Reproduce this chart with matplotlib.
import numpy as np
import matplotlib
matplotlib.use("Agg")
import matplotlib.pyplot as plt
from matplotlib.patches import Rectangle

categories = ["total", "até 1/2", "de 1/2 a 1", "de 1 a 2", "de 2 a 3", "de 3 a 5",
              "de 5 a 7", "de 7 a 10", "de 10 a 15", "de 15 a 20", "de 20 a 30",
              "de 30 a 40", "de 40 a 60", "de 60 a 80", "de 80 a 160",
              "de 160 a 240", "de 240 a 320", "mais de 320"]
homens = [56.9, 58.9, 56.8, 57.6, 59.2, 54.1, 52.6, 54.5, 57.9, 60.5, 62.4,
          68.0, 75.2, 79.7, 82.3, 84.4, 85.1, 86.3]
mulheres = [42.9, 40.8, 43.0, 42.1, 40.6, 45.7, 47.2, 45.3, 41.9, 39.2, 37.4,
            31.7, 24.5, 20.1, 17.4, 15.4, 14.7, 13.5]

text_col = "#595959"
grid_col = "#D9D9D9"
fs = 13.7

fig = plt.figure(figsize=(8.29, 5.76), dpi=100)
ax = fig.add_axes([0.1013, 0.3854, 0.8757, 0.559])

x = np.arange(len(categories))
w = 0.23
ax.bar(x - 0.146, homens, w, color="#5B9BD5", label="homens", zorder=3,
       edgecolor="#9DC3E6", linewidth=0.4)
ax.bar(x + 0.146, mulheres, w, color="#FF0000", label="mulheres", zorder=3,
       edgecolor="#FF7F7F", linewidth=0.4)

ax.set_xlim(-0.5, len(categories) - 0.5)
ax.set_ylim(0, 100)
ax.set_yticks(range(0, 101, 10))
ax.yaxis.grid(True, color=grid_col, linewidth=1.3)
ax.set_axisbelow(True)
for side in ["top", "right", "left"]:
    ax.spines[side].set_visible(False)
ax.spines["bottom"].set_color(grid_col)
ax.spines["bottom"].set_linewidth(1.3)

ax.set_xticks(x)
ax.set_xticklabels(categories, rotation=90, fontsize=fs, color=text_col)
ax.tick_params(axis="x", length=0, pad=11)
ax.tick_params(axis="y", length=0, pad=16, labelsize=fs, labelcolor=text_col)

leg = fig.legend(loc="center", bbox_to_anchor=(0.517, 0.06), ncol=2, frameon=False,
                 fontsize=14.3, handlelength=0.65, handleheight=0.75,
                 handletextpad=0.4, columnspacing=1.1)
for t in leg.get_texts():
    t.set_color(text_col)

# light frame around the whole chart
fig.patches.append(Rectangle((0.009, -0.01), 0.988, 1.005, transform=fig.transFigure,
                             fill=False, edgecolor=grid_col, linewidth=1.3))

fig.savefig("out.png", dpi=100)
==
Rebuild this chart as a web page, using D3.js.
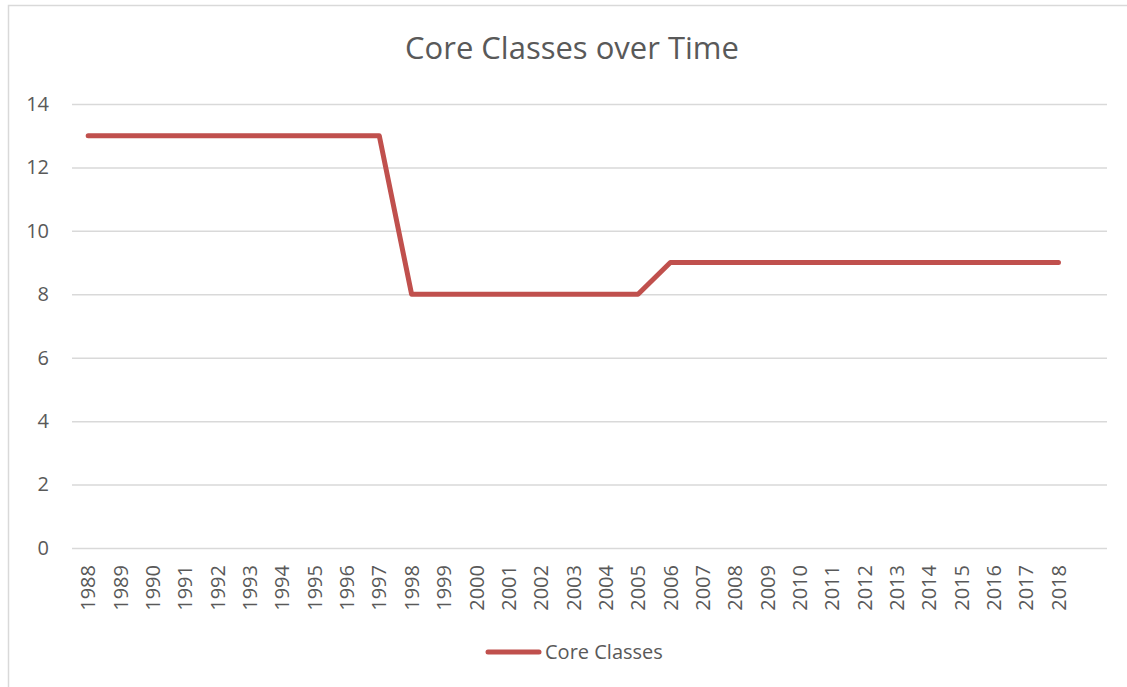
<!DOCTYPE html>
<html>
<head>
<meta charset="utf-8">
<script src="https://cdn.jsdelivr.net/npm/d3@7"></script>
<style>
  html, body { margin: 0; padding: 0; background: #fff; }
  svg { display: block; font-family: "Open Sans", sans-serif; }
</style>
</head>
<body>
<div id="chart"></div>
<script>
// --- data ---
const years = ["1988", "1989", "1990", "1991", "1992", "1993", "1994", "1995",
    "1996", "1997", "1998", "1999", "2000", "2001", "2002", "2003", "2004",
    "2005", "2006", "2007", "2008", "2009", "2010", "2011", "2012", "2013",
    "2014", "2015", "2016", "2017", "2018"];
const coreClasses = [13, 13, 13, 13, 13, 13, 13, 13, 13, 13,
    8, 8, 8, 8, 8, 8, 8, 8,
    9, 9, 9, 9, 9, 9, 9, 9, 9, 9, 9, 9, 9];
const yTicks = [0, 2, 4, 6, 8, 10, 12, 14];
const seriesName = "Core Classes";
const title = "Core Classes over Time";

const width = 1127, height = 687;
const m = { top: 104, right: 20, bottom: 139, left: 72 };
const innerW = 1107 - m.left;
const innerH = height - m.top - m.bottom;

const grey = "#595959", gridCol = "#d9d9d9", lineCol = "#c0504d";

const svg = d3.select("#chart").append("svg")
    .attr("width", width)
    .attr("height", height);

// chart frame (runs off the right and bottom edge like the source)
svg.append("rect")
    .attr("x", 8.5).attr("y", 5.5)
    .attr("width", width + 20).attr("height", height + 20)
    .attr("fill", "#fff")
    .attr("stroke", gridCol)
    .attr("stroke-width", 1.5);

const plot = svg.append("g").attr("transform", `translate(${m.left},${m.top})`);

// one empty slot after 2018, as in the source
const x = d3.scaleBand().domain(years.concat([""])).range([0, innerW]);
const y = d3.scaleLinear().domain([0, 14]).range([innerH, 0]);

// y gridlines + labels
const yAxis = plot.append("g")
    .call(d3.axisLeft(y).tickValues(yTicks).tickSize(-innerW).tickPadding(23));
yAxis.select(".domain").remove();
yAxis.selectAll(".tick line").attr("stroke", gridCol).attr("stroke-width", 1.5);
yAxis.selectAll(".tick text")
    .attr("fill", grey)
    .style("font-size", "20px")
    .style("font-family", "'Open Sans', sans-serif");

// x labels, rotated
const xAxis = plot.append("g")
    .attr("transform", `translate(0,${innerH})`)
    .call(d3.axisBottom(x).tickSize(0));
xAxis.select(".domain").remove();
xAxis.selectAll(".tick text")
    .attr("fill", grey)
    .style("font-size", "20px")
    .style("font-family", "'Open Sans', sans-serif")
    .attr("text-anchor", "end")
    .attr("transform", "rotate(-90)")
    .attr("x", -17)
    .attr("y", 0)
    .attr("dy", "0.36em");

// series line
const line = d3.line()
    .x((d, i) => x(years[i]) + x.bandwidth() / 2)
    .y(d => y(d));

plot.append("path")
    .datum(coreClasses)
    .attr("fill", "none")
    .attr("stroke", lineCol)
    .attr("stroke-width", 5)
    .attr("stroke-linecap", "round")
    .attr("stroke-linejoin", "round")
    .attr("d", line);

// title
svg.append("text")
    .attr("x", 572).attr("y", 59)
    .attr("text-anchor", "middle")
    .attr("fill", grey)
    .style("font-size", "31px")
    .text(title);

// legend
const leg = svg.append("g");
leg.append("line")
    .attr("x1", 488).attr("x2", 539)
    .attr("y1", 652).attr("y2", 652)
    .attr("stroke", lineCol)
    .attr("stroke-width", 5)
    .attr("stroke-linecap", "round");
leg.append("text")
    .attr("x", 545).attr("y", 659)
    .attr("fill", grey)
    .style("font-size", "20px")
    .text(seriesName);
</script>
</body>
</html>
...
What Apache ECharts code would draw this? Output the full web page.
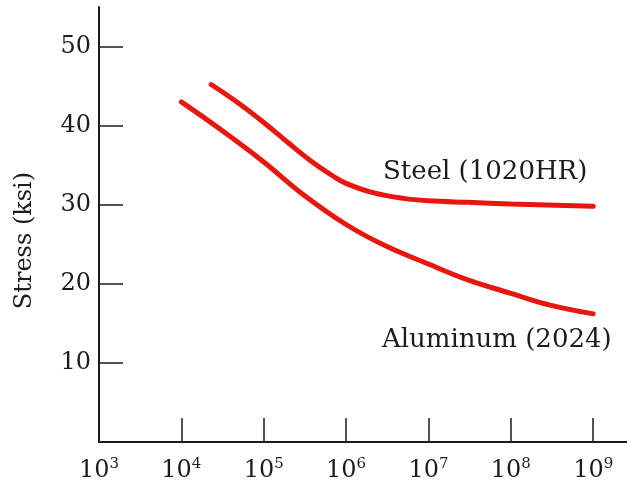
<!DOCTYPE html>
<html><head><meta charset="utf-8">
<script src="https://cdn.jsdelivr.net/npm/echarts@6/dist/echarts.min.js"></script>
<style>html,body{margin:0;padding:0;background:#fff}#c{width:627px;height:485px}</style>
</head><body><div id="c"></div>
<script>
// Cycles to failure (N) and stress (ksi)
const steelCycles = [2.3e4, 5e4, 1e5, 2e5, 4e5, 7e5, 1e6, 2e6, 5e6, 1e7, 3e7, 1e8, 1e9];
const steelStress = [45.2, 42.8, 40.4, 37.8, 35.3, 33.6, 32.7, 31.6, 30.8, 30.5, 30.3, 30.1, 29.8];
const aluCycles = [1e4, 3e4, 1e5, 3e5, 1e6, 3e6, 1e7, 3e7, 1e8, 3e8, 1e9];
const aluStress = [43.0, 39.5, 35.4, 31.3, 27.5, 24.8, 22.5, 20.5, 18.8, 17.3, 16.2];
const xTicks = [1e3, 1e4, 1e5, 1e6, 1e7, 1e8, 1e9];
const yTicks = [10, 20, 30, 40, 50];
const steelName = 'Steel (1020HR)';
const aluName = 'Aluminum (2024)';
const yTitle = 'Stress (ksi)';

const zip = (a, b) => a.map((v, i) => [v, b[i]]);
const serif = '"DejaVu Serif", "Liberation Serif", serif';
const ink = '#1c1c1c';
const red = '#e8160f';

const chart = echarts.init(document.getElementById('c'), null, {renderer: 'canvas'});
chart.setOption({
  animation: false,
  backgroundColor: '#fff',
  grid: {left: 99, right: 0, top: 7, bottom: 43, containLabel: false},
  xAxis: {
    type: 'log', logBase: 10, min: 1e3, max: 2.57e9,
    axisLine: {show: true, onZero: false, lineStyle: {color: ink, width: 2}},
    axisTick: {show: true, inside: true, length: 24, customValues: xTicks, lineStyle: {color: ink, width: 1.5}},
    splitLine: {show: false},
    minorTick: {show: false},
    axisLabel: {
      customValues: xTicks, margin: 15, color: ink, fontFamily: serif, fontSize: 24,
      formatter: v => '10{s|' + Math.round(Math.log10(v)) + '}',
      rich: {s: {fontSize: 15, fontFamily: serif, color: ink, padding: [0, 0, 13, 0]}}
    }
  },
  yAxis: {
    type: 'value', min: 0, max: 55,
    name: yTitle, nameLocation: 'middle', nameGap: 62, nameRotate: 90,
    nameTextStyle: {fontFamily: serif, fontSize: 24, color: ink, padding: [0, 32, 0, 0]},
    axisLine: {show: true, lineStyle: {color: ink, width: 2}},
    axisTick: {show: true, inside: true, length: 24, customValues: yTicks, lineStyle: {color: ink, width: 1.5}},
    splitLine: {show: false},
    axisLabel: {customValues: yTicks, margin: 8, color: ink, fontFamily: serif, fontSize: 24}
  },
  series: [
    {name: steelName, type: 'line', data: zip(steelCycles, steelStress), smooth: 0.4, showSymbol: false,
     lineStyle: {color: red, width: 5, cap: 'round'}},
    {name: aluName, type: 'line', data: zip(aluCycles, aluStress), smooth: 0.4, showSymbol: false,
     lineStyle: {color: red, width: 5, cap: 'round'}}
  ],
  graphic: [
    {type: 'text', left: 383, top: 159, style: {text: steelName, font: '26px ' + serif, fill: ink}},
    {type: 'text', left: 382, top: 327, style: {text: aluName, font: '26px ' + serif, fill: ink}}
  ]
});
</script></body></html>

◆ **TASK DIRECTIONS**
Give back exactly the lines from the line that has "Reproduce this chart with matplotlib." to the line that has "from matplotlib.patches import Rectangle", both included, and leave out all others.

◆ **TASK RESULT**
Reproduce this chart with matplotlib.
import numpy as np
import matplotlib
matplotlib.use("Agg")
import matplotlib.pyplot as plt
from matplotlib.patches import Rectangle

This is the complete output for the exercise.